The ringing of bells during the Eucharistic Prayer is there to highlight what is going on in the words. So we ring the bell when we call on the Holy Spirit to come among us that these gifts may be transformed into vehicles for us to share in Christ’s body and blood; into the tokens of his saving and life giving passion which the Eucharist commemorates; that through them we may be spiritually fed. There is also an invocation of the Holy Spirit on us too that we may be transformed into the body of Christ in our lives of service and Christian living. We don’t ring the bell at that point, though sometimes the two come together, but they are linked and it is the same Holy Spirit that is invoked in both. So the first bell is for the transforming power of the Holy Spirit who makes us into a dynamic community, a community who believe in purpose and proclaim God’s purpose, and seek to live in accordance with it. So I’ve not gone that far away from where I started.

Then there are the two bells at the elevations after we recall the words Jesus used over the bread and wine at the Last Supper - the Institution Narrative to give it its liturgical name. These highlight that in this act we are commemorating and following Christ’s call to ‘do this in remembrance’ of him. The bread is for us his body; Christ feeds us with the gift of himself. The wine is for us his blood, poured out for us on the cross, his life given and shared.

But the prayer continues and does not end there. That is not the end of it. It goes on to look for the final consummation of all things, and proclaims Christ’s presence in other ways too. The prayer of consecration is not over until the great ‘Amen’ at the end and whatever you believe happens to the elements is not affirmed until we get to the end. It is appropriate to have a fourth bell to say ‘it is finished’; to proclaim our confidence in God’s salvation, in being held by the purposive love that sends his Son, that holds us with light in darkness.

The final elevation is a celebration of confidence in the future because this is God’s banquet and he is the host who calls us sit and eat. The bells are to highlight this affirmation of final consummation when all things will be gathered in the Kingdom to come and to celebrate the signs of its dawning in our midst.

The ‘Amen’ at the end is one of the oldest elements in our Eucharistic Liturgy and can be found in the earliest liturgies we can trace. It is followed by a silence and sometimes a very long one. This is the most appropriate response to the door between heaven and earth being opened, which we affirm and proclaim in this Eucharistic celebration. There is a passage in the book of Revelation (8:1) where the Lamb who was slain, a clear reference to Jesus, is the one worthy to open the seals in the book. After he opens the seventh there is silence in heaven for half an hour. The opening of the final seal brings the final consummation of all things and in the face of this all our busy-ness and messing around is silenced.

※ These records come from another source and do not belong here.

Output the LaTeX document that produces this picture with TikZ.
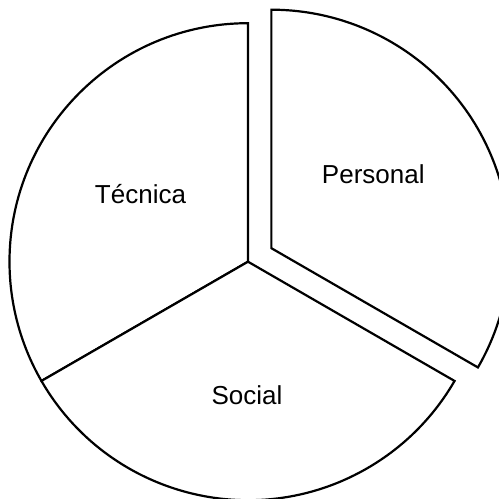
\documentclass[tikz,border=0pt]{standalone}
\usepackage{fontspec}
\setmainfont{Liberation Sans}
\usetikzlibrary{calc}
\begin{document}
\begin{tikzpicture}[x=1pt,y=1pt,
  sector/.style={draw=black,line width=2.2pt,fill=white,line join=miter},
  lbl/.style={font=\fontsize{26}{30}\selectfont,anchor=base,inner sep=0pt}]
\useasboundingbox (0,0) rectangle (499,499);
\clip (0,0) rectangle (499,499);
\coordinate (C) at (248,237.3);
\coordinate (P) at ($(C)+(30:27)$);
\def\R{238.5}
\draw[sector] (C) -- +(90:\R) arc[start angle=90,end angle=210,radius=\R] -- cycle;
\draw[sector] (C) -- +(210:\R) arc[start angle=210,end angle=330,radius=\R] -- cycle;
\draw[sector] (P) -- +(330:\R) arc[start angle=330,end angle=450,radius=\R] -- cycle;
\node[lbl] (tec) at (140.5,295.7) {Técnica};
\node[lbl] (per) at (373.3,315.7) {Personal};
\node[lbl] (soc) at (247,94) {Social};
\end{tikzpicture}
\end{document}
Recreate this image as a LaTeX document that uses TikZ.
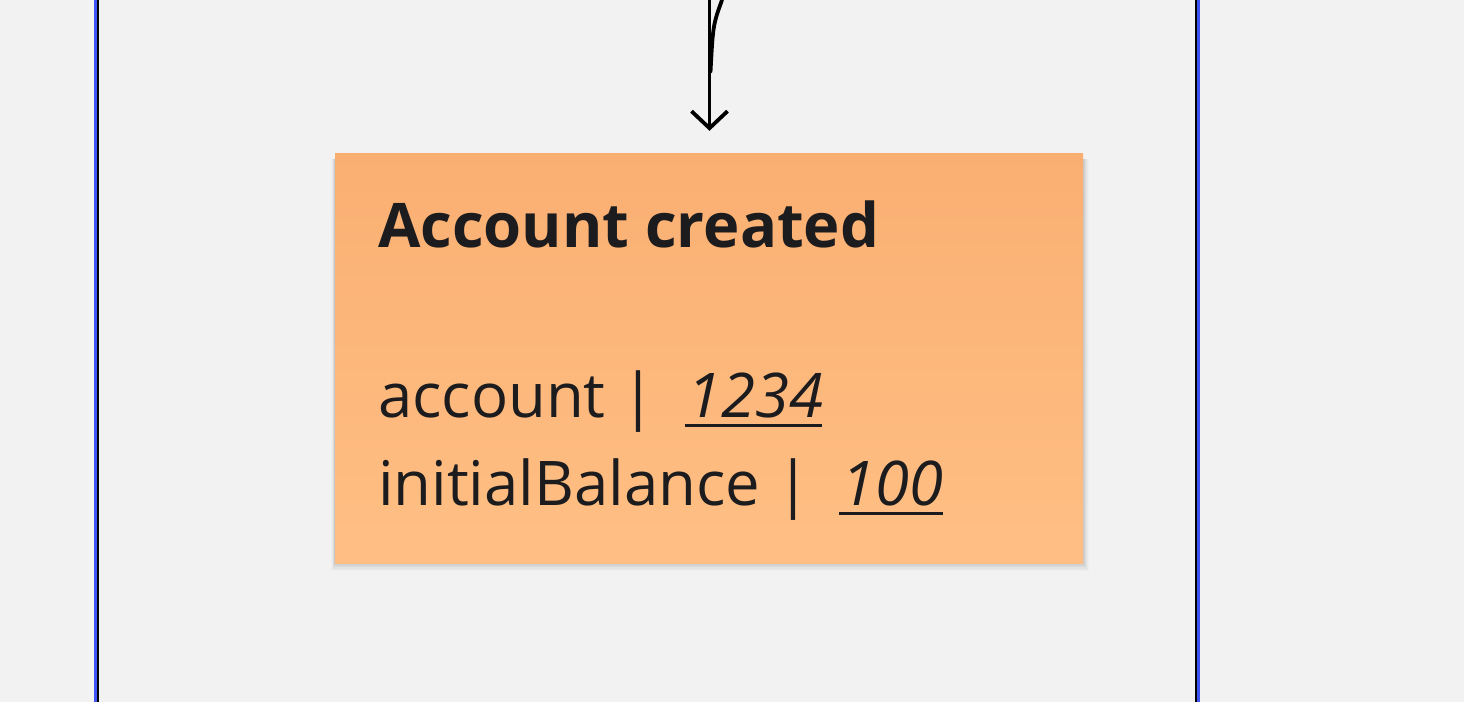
\documentclass[tikz,border=0pt]{standalone}
\usepackage{fontspec}
\setmainfont{Open Sans}
\usetikzlibrary{arrows.meta}
\definecolor{bgcol}{HTML}{F2F2F2}
\definecolor{notetop}{HTML}{FAAF72}
\definecolor{notebot}{HTML}{FFBF84}
\definecolor{inkcol}{HTML}{1C1C1E}
\definecolor{selblue}{HTML}{3D55F5}
\newcommand\myul[1]{\setbox0\hbox{#1}\rlap{\kern-3pt\rule[-9.5pt]{\dimexpr\wd0+2pt\relax}{3pt}}\box0}
\tikzset{
  notebox/.style={draw=none, minimum width=748pt, minimum height=410pt, inner sep=0pt,
    top color=notetop, bottom color=notebot},
  notetitle/.style={anchor=base west, inner sep=0pt, text=inkcol,
    font=\fontsize{61.5}{70}\selectfont\bfseries},
  notebody/.style={anchor=base west, inner sep=0pt, text=inkcol,
    font=\fontsize{61.6}{70}\selectfont},
  flowline/.style={line width=3.8pt, draw=black, line cap=round},
  framelineb/.style={line width=3pt, draw=selblue},
  framelinek/.style={line width=2.4pt, draw=black},
}
\begin{document}
\begin{tikzpicture}[x=1pt,y=-1pt]
\useasboundingbox (0,0) rectangle (1464,702);
\fill[bgcol] (0,0) rectangle (1464,702);
% frame borders
\draw[framelineb] (95.5,0) -- (95.5,702);
\draw[framelinek] (98.2,0) -- (98.2,702);
\draw[framelinek] (1196,0) -- (1196,702);
\draw[framelineb] (1198.5,0) -- (1198.5,702);
% shadow
\foreach \s/\o in {12/0.015,10/0.02,8/0.025,6/0.03,4/0.04,2/0.05}{
  \fill[black,opacity=\o] (335-\s*0.3,153+6) rectangle (1083+\s*0.5,563+\s*0.7);
}
% note
\node[notebox] (note) at (709,358) {};
\node[notetitle] (title) at (378,247) {Account created};
\node[notebody] (l1) at (378,417) {account |\ \ \myul{\itshape 1234}};
\node[notebody] (l2) at (378,505) {initialBalance |\ \ \myul{\itshape 100}};
% connector
\coordinate (src) at (709.5,0);
\coordinate (src2) at (722,0);
\coordinate (join) at (710.5,72);
\draw[flowline] (src2) .. controls (713,25) .. (join);
\draw[flowline, -{Straight Barb[length=17pt,width=36pt,line width=3.8pt]}, shorten >=22pt] (src) -- (note.north -| src);
\end{tikzpicture}
\end{document}
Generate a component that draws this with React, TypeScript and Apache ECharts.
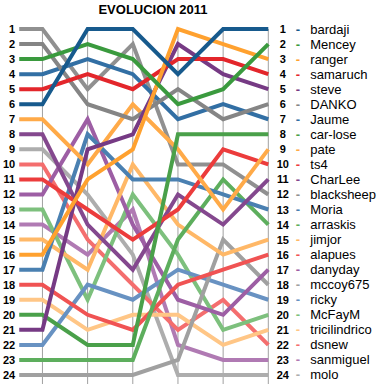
import React, { useEffect, useRef } from "react";
import * as echarts from "echarts";

const TITLE = "EVOLUCION 2011";
const ROUNDS = ["J1", "J2", "J3", "J4", "J5", "J6"];
const NAMES = [
  "bardaji", "Mencey", "ranger", "samaruch", "steve", "DANKO",
  "Jaume", "car-lose", "pate", "ts4", "CharLee", "blacksheep",
  "Moria", "arraskis", "jimjor", "alapues", "danyday", "mccoy675",
  "ricky", "McFayM", "tricilindrico", "dsnew", "sanmiguel", "molo",
];
const COLORS = [
  "#175a8d", "#3a9a3e", "#ffa12f", "#e3262b", "#763a84", "#858585",
  "#326fa4", "#4aa04a", "#ffaa48", "#ec3c3c", "#84488e", "#909090",
  "#4a80b1", "#5dae5d", "#ffb867", "#f05353", "#9d5ea4", "#a0a0a0",
  "#6892c2", "#7dc07d", "#ffc686", "#f46e6e", "#b07ab3", "#adadad",
];
// rank of each player after every round
const bardaji = [6, 1, 1, 4, 1, 1];
const Mencey = [3, 2, 3, 6, 5, 2];
const ranger = [16, 11, 9, 1, 2, 3];
const samaruch = [5, 4, 5, 3, 3, 4];
const steve = [21, 9, 8, 2, 4, 5];
const DANKO = [2, 6, 7, 5, 7, 6];
const Jaume = [4, 3, 4, 7, 6, 7];
const carlose = [20, 22, 22, 8, 8, 8];
const pate = [7, 10, 6, 9, 13, 9];
const ts4 = [11, 13, 15, 13, 9, 10];
const CharLee = [8, 14, 17, 12, 14, 11];
const blacksheep = [1, 5, 2, 10, 10, 12];
const Moria = [17, 8, 11, 11, 12, 13];
const arraskis = [23, 23, 23, 15, 11, 14];
const jimjor = [15, 17, 10, 14, 16, 15];
const alapues = [18, 20, 21, 18, 17, 16];
const danyday = [12, 7, 14, 19, 20, 17];
const mccoy675 = [24, 24, 24, 23, 15, 18];
const ricky = [22, 18, 19, 17, 18, 19];
const McFayM = [13, 19, 12, 16, 21, 20];
const tricilindrico = [19, 21, 20, 20, 22, 21];
const dsnew = [10, 15, 18, 21, 19, 22];
const sanmiguel = [14, 16, 13, 22, 23, 23];
const molo = [9, 12, 16, 24, 24, 24];

const RANKS = [
  bardaji, Mencey, ranger, samaruch, steve, DANKO, Jaume, carlose, pate,
  ts4, CharLee, blacksheep, Moria, arraskis, jimjor, alapues, danyday,
  mccoy675, ricky, McFayM, tricilindrico, dsnew, sanmiguel, molo,
];

const STUB = -0.514; // flat lead-in before first round
const Y_MAX = 24.6;
const FONT = "Liberation Sans";

export default function App() {
  const ref = useRef<HTMLDivElement>(null);
  useEffect(() => {
    if (!ref.current) return;
    const chart = echarts.init(ref.current, null, { renderer: "svg" });
    const n = NAMES.length;

    const gridSeries = ROUNDS.map((_, i) => ({
      type: "line",
      data: [[i, 1], [i, Y_MAX]],
      symbol: "none",
      silent: true,
      z: 1,
      clip: false,
      lineStyle: { color: "#a0a0a0", width: 1 },
    }));

    const playerSeries = NAMES.map((name, idx) => ({
      type: "line",
      name,
      data: [[STUB, RANKS[idx][0]], ...RANKS[idx].map((r, i) => [i, r])],
      symbol: "none",
      clip: false,
      z: 2 + (n - idx),
      lineStyle: { color: COLORS[idx], width: 4, cap: "butt", join: "miter" },
    }))
      .reverse();

    const rich: Record<string, any> = {
      n: { fontFamily: FONT, fontWeight: "bold", fontSize: 11, width: 17, align: "right", color: "#000" },
      t: { fontFamily: FONT, fontSize: 13, color: "#000", padding: [0, 0, 0, 6] },
    };
    COLORS.forEach((c, i) => {
      rich["d" + i] = { fontFamily: FONT, fontWeight: "bold", fontSize: 13, color: c, width: 13, align: "center" };
    });

    const isRank = (v: number) => Number.isInteger(v) && v >= 1 && v <= n;

    chart.setOption({
      animation: false,
      grid: { left: 16.5, right: 118.7, top: 29, bottom: 1, containLabel: false },
      xAxis: {
        type: "value",
        min: STUB,
        max: ROUNDS.length - 1,
        show: false,
      },
      yAxis: [
        {
          type: "value",
          inverse: true,
          min: 1,
          max: Y_MAX,
          interval: 1,
          position: "left",
          axisLine: { show: false },
          axisTick: { show: false },
          splitLine: { show: false },
          axisLabel: {
            margin: 4,
            fontFamily: FONT,
            fontWeight: "bold",
            fontSize: 11,
            color: "#000",
            formatter: (v: number) => (isRank(v) ? String(v) : ""),
          },
        },
        {
          type: "value",
          inverse: true,
          min: 1,
          max: Y_MAX,
          interval: 1,
          position: "right",
          axisLine: { show: false },
          axisTick: { show: false },
          splitLine: { show: false },
          axisLabel: {
            margin: 6,
            formatter: (v: number) =>
              isRank(v) ? `{n|${v}}{d${v - 1}|-}{t|${NAMES[v - 1]}}` : "",
            rich,
          },
        },
      ],
      graphic: [
        {
          type: "text",
          x: 153,
          y: 3,
          style: {
            text: TITLE,
            fontFamily: FONT,
            fontWeight: "bold",
            fontSize: 13,
            fill: "#000",
            align: "center",
            verticalAlign: "top",
          },
        },
      ],
      series: [...gridSeries, ...playerSeries],
    });
    return () => chart.dispose();
  }, []);
  return (
    <div
      ref={ref}
      style={{ position: "fixed", left: 0, top: 0, width: 387, height: 385, background: "#fff" }}
    />
  );
}
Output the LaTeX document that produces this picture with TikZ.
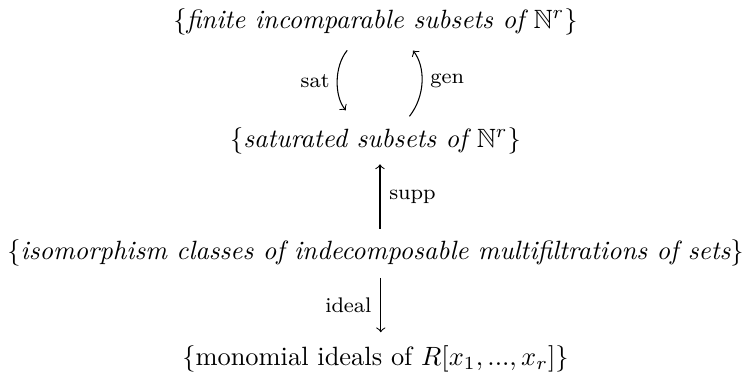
\documentclass[tikz,border=0pt]{standalone}
\usepackage{amsmath}
\usepackage{amssymb}
\usetikzlibrary{positioning}
\tikzset{
  setnode/.style={inner sep=3pt},
  mapto/.style={->},
  maplabel/.style={font=\footnotesize}
}
\begin{document}
\begin{tikzpicture}
\useasboundingbox (-142pt,0pt) rectangle (142pt,-143pt);
\node[setnode] (fin) at (0pt,-8.24pt) {$\{\textit{finite incomparable subsets of }\mathbb{N}^r\}$};
\node[setnode, below=28.5pt of fin] (sat) {$\{\textit{saturated subsets of }\mathbb{N}^r\}$};
\node[setnode, below=26pt of sat] (iso) {$\{\textit{isomorphism classes of indecomposable multifiltrations of sets}\}$};
\node[setnode, below=23.7pt of iso] (mono) {$\{\text{monomial ideals of }R[x_1,...,x_r]\}$};
% sat / gen
\draw[mapto, shorten <=3.4pt, shorten >=4.25pt] ([xshift=-8.5pt]fin.south) to[bend right=40] node[maplabel, left] {sat} ([xshift=-8.5pt]sat.north);
\draw[mapto, shorten <=1.2pt, shorten >=3.4pt] ([xshift=12.1pt]sat.north) to[bend right=38] node[maplabel, right] {gen} ([xshift=12.1pt]fin.south);
% supp / ideal
\draw[mapto, shorten <=0.9pt, shorten >=0.8pt] ([xshift=1.7pt]iso.north) -- node[maplabel, right] {supp} ([xshift=1.7pt]sat.south);
\draw[mapto, shorten <=1.3pt, shorten >=1.8pt] ([xshift=2pt]iso.south) -- node[maplabel, left] {ideal} ([xshift=2pt]mono.north);
\end{tikzpicture}
\end{document}
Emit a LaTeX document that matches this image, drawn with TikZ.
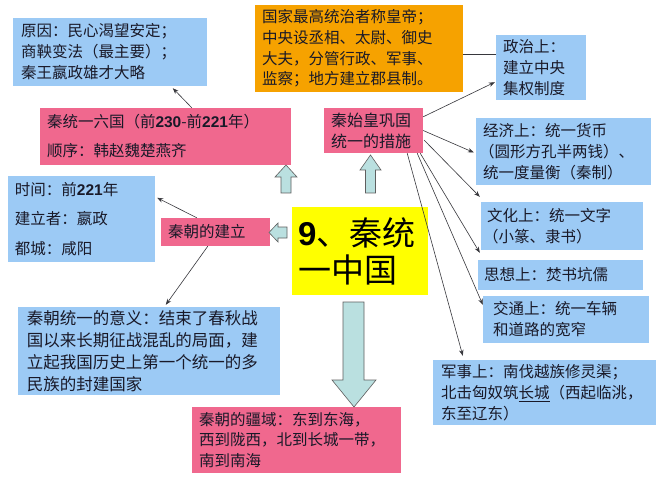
\documentclass[tikz,border=0pt]{standalone}
\usepackage{fontspec}
\setmainfont{Noto Sans CJK SC}
\newfontfamily\latinfont{Liberation Sans}
\usepackage{tikz}
\usetikzlibrary{calc,arrows.meta}
\definecolor{boxblue}{RGB}{156,202,245}
\definecolor{boxpink}{RGB}{240,104,142}
\definecolor{boxorange}{RGB}{246,162,0}
\definecolor{boxyellow}{RGB}{255,255,0}
\definecolor{arrowfill}{RGB}{186,224,224}
\definecolor{arrowline}{RGB}{95,95,95}
\definecolor{linegray}{RGB}{55,55,60}
\definecolor{inktext}{RGB}{25,25,40}
\newcommand\latinb[1]{{\latinfont\bfseries #1}}
\tikzset{
	card/.style={inner xsep=7pt, inner ysep=0pt, align=left, text=inktext},
	bluecard/.style={card, fill=boxblue},
	pinkcard/.style={card, fill=boxpink},
	conn/.style={->, draw=linegray, line width=0.6pt},
	blockarrow/.style={fill=arrowfill, draw=arrowline, line width=0.6pt, line join=miter}
}

\begin{document}
\begin{tikzpicture}[x=1pt, y=-1pt, >={Stealth[length=6pt,width=4.5pt]}, font=\fontsize{15.5}{21}\selectfont]
		\useasboundingbox[fill=white] (0,0) rectangle (667,500);
		% left column
		\node[bluecard, text width=178pt, minimum height=68pt, inner xsep=8pt] (cause) at (110,52) {原因：民心渴望安定；\\商鞅变法（最主要）；\\秦王嬴政雄才大略};
		\node[pinkcard, text width=237pt, minimum height=57pt, font=\fontsize{15.5}{29}\selectfont] (unify) at (165.5,136.5) {秦统一六国（前\latinb{230}-前\latinb{221}年）\\顺序：韩赵魏楚燕齐};
		\node[bluecard, text width=133pt, minimum height=86pt, font=\fontsize{15.5}{29.5}\selectfont] (time) at (81.5,219) {时间：前\latinb{221}年\\建立者：嬴政\\都城：咸阳};
		\node[pinkcard, text width=95pt, minimum height=28pt] (found) at (215.5,232) {秦朝的建立};
		\node[bluecard, text width=244pt, minimum height=88pt, inner xsep=9pt, font=\fontsize{16.5}{22}\selectfont] (meaning) at (149,351) {秦朝统一的意义：结束了春秋战\\国以来长期征战混乱的局面，建\\立起我国历史上第一个统一的多\\民族的封建国家};
		% middle column
		\node[card, fill=boxorange, text width=194pt, minimum height=87pt, font=\fontsize{15.5}{20.7}\selectfont] (ruler) at (359,48.5) {国家最高统治者称皇帝；\\中央设丞相、太尉、御史\\大夫，分管行政、军事、\\监察；地方建立郡县制。};
		\node[pinkcard, text width=85pt, minimum height=45pt, font=\fontsize{16}{21}\selectfont] (measure) at (373.5,130.5) {秦始皇巩固\\统一的措施};
		\node[card, fill=boxyellow, text width=124pt, minimum height=88pt, inner xsep=6pt, font=\fontsize{33}{37}\selectfont, text=black] (title) at (360,251) {\latinb{9}、秦统\\一中国};
		\node[pinkcard, text width=195pt, minimum height=66pt, font=\fontsize{15.5}{20.5}\selectfont] (territory) at (296.5,440) {秦朝的疆域：东到东海，\\西到陇西，北到长城一带，\\南到南海};
		% right column
		\node[bluecard, text width=76pt, minimum height=65pt] (politics) at (541,67.5) {政治上：\\建立中央\\集权制度};
		\node[bluecard, text width=161pt, minimum height=67pt, inner xsep=7pt] (economy) at (563.5,151.5) {经济上：统一货币\\\hspace*{-4pt}（圆形方孔半两钱）、\\统一度量衡（秦制）};
		\node[bluecard, text width=150pt, minimum height=48pt, inner xsep=6pt] (culture) at (562,226) {文化上：统一文字\\\hspace*{-4pt}（小篆、隶书）};
		\node[bluecard, text width=153pt, minimum height=30pt, inner xsep=6pt] (thought) at (560.5,275) {思想上：焚书坑儒};
		\node[bluecard, text width=146pt, minimum height=47pt, inner xsep=10pt] (transport) at (566,319.5) {交通上：统一车辆\\和道路的宽窄};
		\node[bluecard, text width=207pt, minimum height=65pt, inner xsep=8pt] (military) at (544.5,392.5) {军事上：南伐越族修灵渠；\\北击匈奴筑\underline{长城}（西起临洮，\\东至辽东）};
		% block arrows
		\draw[blockarrow] (281,193) -- (281,177) -- (275,177) -- (286,165) -- (297,177) -- (291,177) -- (291,193) -- cycle;
		\draw[blockarrow] (365.5,193) -- (365.5,170) -- (360,170) -- (370.5,155) -- (381,170) -- (375.5,170) -- (375.5,193) -- cycle;
		\draw[blockarrow] (287,227) -- (278,227) -- (278,223) -- (269,232.5) -- (278,242) -- (278,238) -- (287,238) -- cycle;
		\draw[blockarrow] (343,302) -- (364,302) -- (364,380) -- (376,380) -- (354,407) -- (332,380) -- (343,380) -- cycle;
		% connectors
		\draw[conn] ($(unify.north west)+(152,0)$) -- ($(cause.south west)+(160,2)$);
		\draw[conn] ($(found.north west)+(36,0)$) -- ($(time.north east)+(2,22)$);
		\draw[conn] ($(found.south west)+(47,0)$) -- ($(meaning.north west)+(148,-2)$);
		\draw[draw=linegray, line width=0.6pt] ($(ruler.north east)+(0,50)$) -- ($(politics.north west)+(0,20)$);
		\draw[conn] ($(measure.north east)+(0,9)$) -- ($(politics.south west)+(-1,-18)$);
		\draw[conn] (measure.east) -- ($(economy.west)+(-2,1)$);
		\draw[conn] ($(measure.south east)+(1,-13)$) -- ($(culture.north west)+(-1,-5)$);
		\draw[conn] ($(measure.south east)+(-3,0)$) -- ($(thought.north west)+(2,-7)$);
		\draw[conn] ($(measure.south east)+(-6,0)$) -- ($(transport.north west)+(0,9)$);
		\draw[conn] ($(measure.south east)+(-16,0)$) -- ($(military.north west)+(30,-4)$);
	\end{tikzpicture}
\end{document}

Our first reading gave us the image of ‘garlands instead of ashes’, of the ‘oil of gladness instead of mourning’, of the ‘mantle of praise instead of a faint spirit’ (Isaiah 61:3). These come to a people feeling that everything is lost, that all around them is darkness and who have lost hope. This comes to a people perhaps beset by a financial crisis and with some hard challenges and choices in front of them. Sound familiar? We are a people who treasure and love an institution at a time when institutions are not cool. We are a people being asked to find more and more money to stand still or even fend off what can feel like an inevitable incoming tide of decline.

Into this, enter stage left John the Baptist pointing to future glory dawning among us (John 1:6-8, 19-28). That future glory is not fully seen until the final consummation but we are given enough to be going on with, indeed in Christ our hopes are fulfilled beyond our dreams and in ways that surprise us! We can have confidence in the future and trust in the promises and purpose of God which will and does hold us.

Exactly where this will take us, none of us know. All we are called to do is to trust in the purposes of the one who comes to a world which lives the darkness of scepticism and takes so much for granted. All we are called to do is to celebrate the light of hope and promise, the true magic and sparkle of the final consummation of all things, and to trust in that. All we are called to do is have confidence in God’s future, the future of the one who comes among us and holds all things.